While the region witnessed the rise of Ukrainian parties led by the historian M.S. Hrushevs'kyi, the "true Russian" parties enjoyed more support and eventually triumphed in the Duma elections.  In telling this story, Hillis also reinterprets the infamous Beilis Affair of 1911 and 1912, when true Russian nationalists launched a campaign that tried to tie the murder of a young boy to alleged Jewish ritual murder. By that time, Hillis shows, the true Russian movement posed threats to the stability not only of the region, but the empire itself.

The nationalist ideas, competing claims to the region's history, illiberal mass political movements, and violent methods the Little Russian activists spawned outlived them and the empire they sought to transform. By 1914, with war underway, the Russian nationalists that had emerged out of the decades-long fights to define the region's history no longer had a viable movement, but, as Hillis concludes, their legacies would continue.

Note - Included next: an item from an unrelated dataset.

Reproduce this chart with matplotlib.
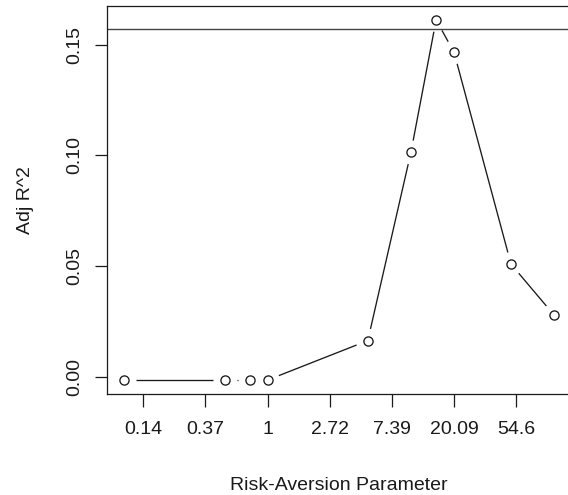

Hillis's detailed, nuanced, and important history contains an epilogue that covers the evolution of the ideas into the mid-20th century, concluding that the movement itself "proved remarkably adaptable to the violent new world that took shape in the 20th century." Sadly, as recent events have shown, some of these echoes of the past continue to reverberate in the region. 

Faith Hillis, "Children of Rus': Right-Bank Ukraine and the Invention of a Russian Nation." Ithaca, NY: Cornell University Press, 2013.